A study announced today, by taxi app Hailo, claims that making calls on a Smartphone is now only the sixth most common use for a mobile phone. Which made me question – why it’s still called a phone! Sadly I fear it’s just a matter of time before we’re all carrying around ‘Smartscreens’ instead.
And that got me thinking – what else don’t we do anymore because of technology …
Who’s that knocking on the door
When I first started in the workplace, far too long ago, the offices in central London had a back door where a man physically checked my identity against my ID tag. Most mornings it was nice to be greeted by his smiling face, unless you’d forgotten your tag as he was very strict and followed protocol to the letter: no tag – no entry – no argument. Instead, you’d have to enter through the front of the building where the receptionist would sign you in, if she recognised you, and if not a phone call was made to your department for a colleague to come down and vouch that you were who you said you were.
Times change and for many organisations technology has replaced this system.
While some buildings still have security on the door, far more have an entry system where you either punch in a code, or you swipe a card through a reader, and the lock is released. The first method assumes you know something, the later that you own something. Neither checks you’re actually who you claim to be!
And the same is true for virtual gateways.
Every day we arrive at one electronic door or another, make a claim, and if we provide the right combination of data the door is opened and we’re allowed in. But what if we’re not? Who’s checking our identity against our physical features?
Used and abused
To illustrate both the points above – I recently discovered that my 13 year old daughter was happily purchasing books via the app on her device, using my account. She’s not a hacker, as such, but had overheard me talking to a friend about my ‘password system’ and had been able to ‘guess’ my password – a situation that has now been rectified!
When challenged she assured me that, whenever she’d made a purchase, she put the money in my purse. I asked her why she hadn’t just asked, or even told me, and she replied ‘I did – I emailed you!’ She wasn’t to know that I’d recently changed address and her messages were waiting in a mailbox I hadn’t checked for a while.
Ultimately – she was impersonating me and Amazon had no idea. The fact she’d not spoken to me about it meant it happened more than once.

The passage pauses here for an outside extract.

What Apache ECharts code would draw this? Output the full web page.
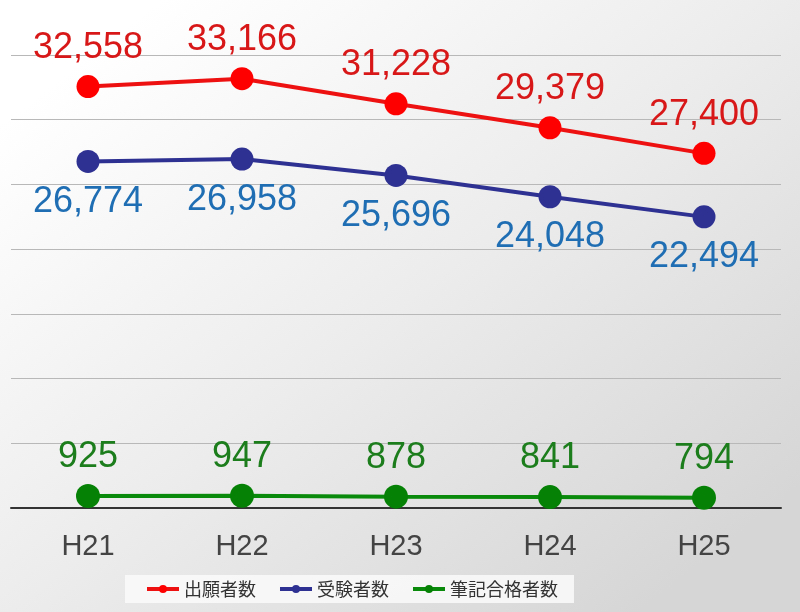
<!DOCTYPE html>
<html>
<head>
<meta charset="utf-8">
<script src="https://cdn.jsdelivr.net/npm/echarts@6/dist/echarts.min.js"></script>
<style>
html, body { margin: 0; padding: 0; }
#chart { width: 800px; height: 612px; }
</style>
</head>
<body>
<div id="chart"></div>
<script>
// 年度
const years = ['H21', 'H22', 'H23', 'H24', 'H25'];
// 出願者数
const applicants = [32558, 33166, 31228, 29379, 27400];
// 受験者数
const examinees = [26774, 26958, 25696, 24048, 22494];
// 筆記合格者数
const passed = [925, 947, 878, 841, 794];

const seriesNames = ['出願者数', '受験者数', '筆記合格者数'];

const chart = echarts.init(document.getElementById('chart'));

const numFmt = p => p.value.toLocaleString('en-US');

const option = {
    backgroundColor: {
        type: 'linear',
        x: 0.2, y: 0, x2: 0.8, y2: 1,
        colorStops: [
            { offset: 0, color: '#ffffff' },
            { offset: 0.5, color: '#ececec' },
            { offset: 1, color: '#d6d6d6' }
        ]
    },
    textStyle: {
        fontFamily: '"Liberation Sans", Arial, sans-serif'
    },
    grid: {
        left: 11,
        right: 19,
        top: 55,
        bottom: 104
    },
    legend: {
        left: 125,
        top: 575,
        padding: [5, 16, 5, 20],
        itemGap: 22,
        itemWidth: 32,
        itemHeight: 10,
        lineStyle: { width: 4 },
        backgroundColor: 'rgba(250,250,250,0.85)',
        textStyle: {
            fontSize: 18,
            color: '#333',
            fontFamily: '"Noto Sans CJK JP", sans-serif'
        },
        data: seriesNames
    },
    xAxis: {
        type: 'category',
        boundaryGap: true,
        data: years,
        axisTick: { show: false },
        axisLine: {
            lineStyle: { color: '#333', width: 2 }
        },
        axisLabel: {
            margin: 24,
            fontSize: 29,
            color: '#444'
        }
    },
    yAxis: {
        type: 'value',
        min: 0,
        max: 35000,
        interval: 5000,
        axisLabel: { show: false },
        axisLine: { show: false },
        axisTick: { show: false },
        splitLine: {
            lineStyle: { color: '#b8b8b8', width: 1.2 }
        }
    },
    series: [
        {
            name: seriesNames[0],
            type: 'line',
            data: applicants,
            symbol: 'circle',
            symbolSize: 23,
            itemStyle: { color: '#ff0000' },
            lineStyle: { color: '#ee1111', width: 4 },
            label: {
                show: true,
                position: 'top',
                distance: 9,
                fontSize: 36,
                color: '#d81818',
                formatter: numFmt
            },
            z: 3
        },
        {
            name: seriesNames[1],
            type: 'line',
            data: examinees,
            symbol: 'circle',
            symbolSize: 23,
            itemStyle: { color: '#2e3192' },
            lineStyle: { color: '#2e3192', width: 4 },
            label: {
                show: true,
                position: 'bottom',
                distance: 11,
                fontSize: 36,
                color: '#1f6eb4',
                formatter: numFmt
            },
            z: 3
        },
        {
            name: seriesNames[2],
            type: 'line',
            data: passed,
            symbol: 'circle',
            symbolSize: 24,
            itemStyle: { color: '#058205' },
            lineStyle: { color: '#0a8a0a', width: 4 },
            label: {
                show: true,
                position: 'top',
                distance: 9,
                fontSize: 36,
                color: '#1c7d1c',
                formatter: numFmt
            },
            z: 3
        }
    ]
};

chart.setOption(option);
</script>
</body>
</html>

Had she done anything wrong? In her eyes, not – her father and I, and probably Amazon, view it a little differently. Can I do anything to stop it happening again? For a start I changed my password, and switched off ‘1-click’ (which is a little frustrating) but assuming she guessed my password again she could transfer any of the books that I’ve purchased to her device, but not buy new ones. And that’s a 13 year old who isn’t a hacker!
So what can I do to protect my virtual self from someone else impersonating me? Unfortunately, not alot. But I think Amazon could! It won’t be cheap – which could be why it doesn’t.
Instead, it spends money introducing functionality that works on the myriad of devices we all carry in our pockets and ensuring talking is the last thing we do with our Smartphones.
While I wait for Amazon, and organisations lik
e it, to take my security as seriously as I do, I continue to remain vigilant. I regularly update my passwords and have changed my secret formula a little (just in case) and hopefully, one day, I won’t have to fear virtual impersonation.